Are the polls wrong about Kucinich?

Kucinich moves to second place in innovative candidate website activity ranking

| December 2003

The same internet statistics that predicted within less than one percentage point the percentage Howard Dean won the the internet primary by shows Dennis Kucinich ahead of all the candidates except Howard Dean, who holds a strong lead on Kucinich as well. And in the California Democratic Council (CDC) Vote, Howard Dean took a commanding first place with 56.11 percent of the vote with Dennis Kucinich placing second with 17.19 percent and Wesley Clark with 14.48 percent.

Kucinich is now, with a usual estimate of two percent support in most polls, where Clinton Was in the Months before the Start of the 1991 Primaries. But the congressman's very strong showing in web activity is a very positive sign that suggests pollsters who poll just a few hundred people may be wrong about Kucinich. The stats used in this article that show Dean, then Kucinich in the lead, ahead of the pack, are based on data from hundreds of thousands of internet users. The CDC vote was based on votes from delegates, representing 130 Democratic clubs and county central committees.

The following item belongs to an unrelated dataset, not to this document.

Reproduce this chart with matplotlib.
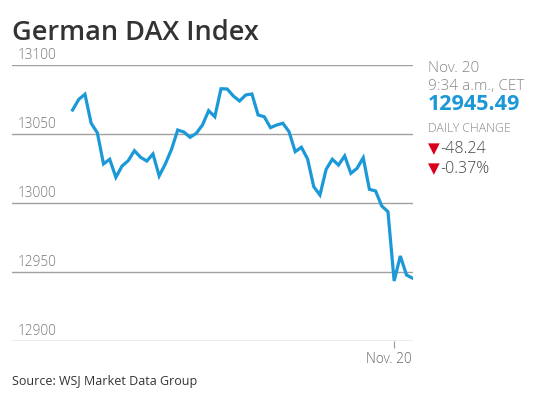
import matplotlib.pyplot as plt
from matplotlib import transforms

# DAX intraday values (roughly evenly spaced)
values = [
    13067.4, 13075.1, 13078.8, 13057.8, 13050.9, 13028.3, 13031.7, 13018.6,
    13026.8, 13030.7, 13037.9, 13033.1, 13030.4, 13035.5, 13019.6, 13028.3,
    13038.9, 13052.9, 13051.4, 13047.6, 13050.5, 13056.5, 13066.9, 13062.5,
    13082.8, 13082.6, 13077.5, 13073.9, 13078.3, 13079.0, 13063.8, 13062.5,
    13054.6, 13056.5, 13057.8, 13051.7, 13037.2, 13040.4, 13031.9, 13011.8,
    13005.8, 13024.4, 13031.7, 13027.5, 13034.1, 13021.5, 13025.1, 13032.8,
    13009.9, 13008.7, 12997.8, 12993.7, 12943.5, 12961.6, 12947.8, 12945.49,
]
yticks = [12900, 12950, 13000, 13050, 13100]
xtick_pos = [52]
xtick_labels = ["Nov. 20"]

BLUE = "#1b98d8"
RED = "#d9001b"
plt.rcParams["font.family"] = ["Open Sans", "DejaVu Sans"]

fig = plt.figure(figsize=(5.43, 3.99), dpi=100)
ax = fig.add_axes([12 / 543, 1 - 341 / 399, 401 / 543, 276 / 399])

x = list(range(len(values)))
ax.plot(x, values, color=BLUE, lw=2.3, solid_joinstyle="miter")

ax.set_xlim(-9.8, len(values) - 0.95)
ax.set_ylim(yticks[0], yticks[-1])
ax.set_yticks(yticks)
ax.yaxis.grid(True, color="#a0a0a0", lw=1.0)
ax.set_axisbelow(True)
ax.tick_params(axis="y", length=0, labelleft=False)
for s in ax.spines.values():
    s.set_visible(False)

trans = transforms.blended_transform_factory(ax.transAxes, ax.transData)
for v in yticks:
    ax.text(0.015, v + 1.5, str(v), transform=trans, ha="left", va="bottom",
            fontsize=9.8, color="#777777", fontweight="light")

ax.set_xticks(xtick_pos)
ax.set_xticklabels(xtick_labels, fontsize=9.8, color="#666666", fontweight="light")
ax.tick_params(axis="x", length=5, width=0.8, color="#999999", pad=3)
shift = transforms.ScaledTranslation(-5 / 100, 0, fig.dpi_scale_trans)
for lbl in ax.get_xticklabels():
    lbl.set_transform(lbl.get_transform() + shift)

fig.text(12 / 543, 1 - 33 / 399, "German DAX Index", fontsize=19.5,
         fontweight="semibold", color="#333333", va="center", ha="left")

px = 428 / 543
fig.text(px, 1 - 69 / 399, "Nov. 20", fontsize=11, color="#888888",
         fontweight="light", va="center")
fig.text(px, 1 - 86 / 399, "9:34 a.m., CET", fontsize=11, color="#888888",
         fontweight="light", va="center")
fig.text(px, 1 - 105 / 399, f"{values[-1]:.2f}", fontsize=15.5,
         color=BLUE, fontweight="bold", va="center")
fig.text(px, 1 - 129 / 399, "DAILY CHANGE", fontsize=8.8, color="#888888",
         fontweight="light", va="center")
for yy, txt in [(149, "-48.24"), (169, "-0.37%")]:
    fig.text(px, 1 - yy / 399, "\u25BC", fontsize=11, color=RED, va="center",
             family="DejaVu Sans")
    fig.text(px + 12 / 543, 1 - yy / 399, txt, fontsize=11.5, color="#444444",
             fontweight="light", va="center")

fig.text(12 / 543, 1 - 382 / 399, "Source: WSJ Market Data Group", fontsize=9,
         color="#333333", va="center", ha="left")

fig.savefig("out.png", dpi=100)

David Swanson, Kucinich Campaign press secretary told, 'There are a number of examples of candidates who were, during these early months, dismissed as fringe, no hope candidates who were low in the early polls, who were either nominated in the primaries or who had a big impact at the convention and in the early primaries. This was completely unexpected by the mainstream media. Those examples include Jerry Brown, Jesse Jackson, Jimmy Carter and Bill Clinton.

When asked what he thought of the mainstream media's suggestions that Al Gore was playing 'king maker' with his endorsement of Howard Dean, that it might have clinched the nomination for him, Swanson replied, 'The polls that may be most significant, though getting the least attention, are the ones showing that the majority of the voters know nothing about any of the candidates, so it's an open field. There have been a number of polls that put 'un-decided' in first or second second place. There are two big problems with the pundits saying that it's wrapped up this early in the race. First, there's no historical background for this. Where people are in the polls does not predict how things will turn out.'

'Second, telling people things are already set discourages people from voting and participating in the democratic process. The winner of past elections has been 'nobody'-- more people have chosen not to vote than to support anybody. President Bush was elected by 17% of the public.